Les actions du parquet font partie d’une série de démarches juridiques contre les certificats CO2 controversés des projets REDD+. En juillet 2024, le MPF a intenté une action en justice dans l’État voisin du Pará contre le plus grand programme REDD+ du gouvernement de l’État à ce jour au Brésil, qui devait être mis en œuvre dans le cadre de la coalition internationale LEAF. L’État avait annoncé qu’il vendrait douze millions de certificats CO₂ provenant de projets de protection des forêts à des entreprises telles qu’Amazon, Nestlé et Bayer ( a rapporté Amerika21). Là aussi, le procureur a critiqué le manque de base légale et le manque de participation des communautés concernées. Des projets de compensation pour la vente de certificats CO2 sont mis en œuvre à plusieurs reprises sans une implication suffisante de ceux qui protègent la forêt depuis des générations.

Alors que les tribunaux décident de la légalité des projets carbone, le gouvernement fédéral crée pour la première fois des règles contraignantes pour l’ensemble du marché du carbone avec une nouvelle loi. Avec la loi nationale réglementant les échanges de quotas d’émission, entrée en vigueur en 2024, le gouvernement a introduit à la fois un système national d’échange de quotas d’émission obligatoire pour les grandes entreprises et a fixé des règles pour les projets du marché volontaire du carbone (VCM). À l’avenir, les projets de protection des forêts ou de reboisement menés par les États et les acteurs privés devront également répondre à des normes nationales, ce qui devrait limiter les pratiques incohérentes et créer une clarté juridique.
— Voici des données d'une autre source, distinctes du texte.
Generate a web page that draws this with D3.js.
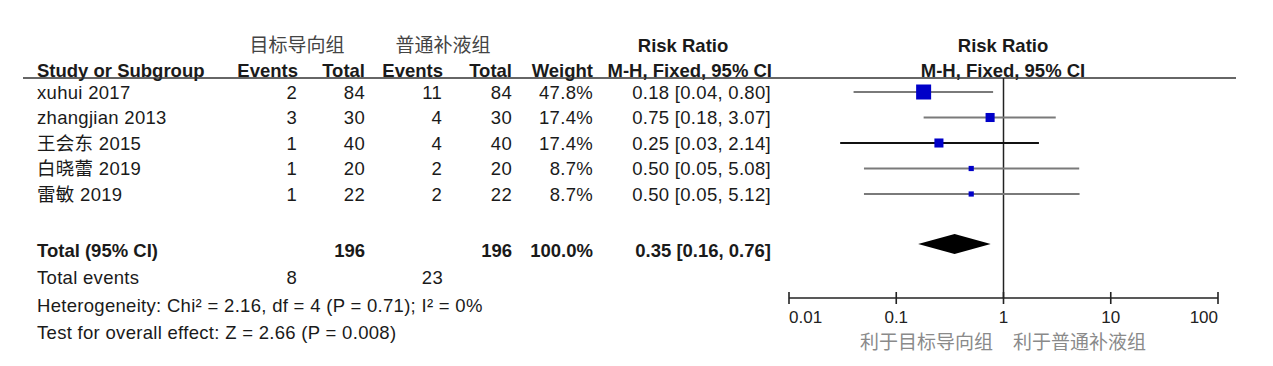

Autrefois salués comme un outil important de réduction des émissions, les crédits carbone font l’objet de critiques croissantes quant à savoir s’ils apportent de réels avantages climatiques ou s’ils compensent simplement les émissions sans produire de réelles réductions. Les recherches menées ces dernières années montrent que de nombreux doutes subsistent quant à la réalisation effective des objectifs. 90 pour cent des crédits de CO2 vendus dans le cadre de projets REDD+ n’ont pu démontrer aucune réelle réduction des émissions et n’ont donc pas répondu à l’idée de compensation. Le problème : de nombreux calculs sont basés sur des scénarios hypothétiques qui surestiment largement la déforestation réelle évitée.

La décision des autorités brésiliennes laisse présager la prochaine conférence mondiale sur le climat COP30 qui se tiendra en novembre dans l’État voisin du Pará, où le financement forestier international et les marchés du carbone seront à nouveau sous les projecteurs.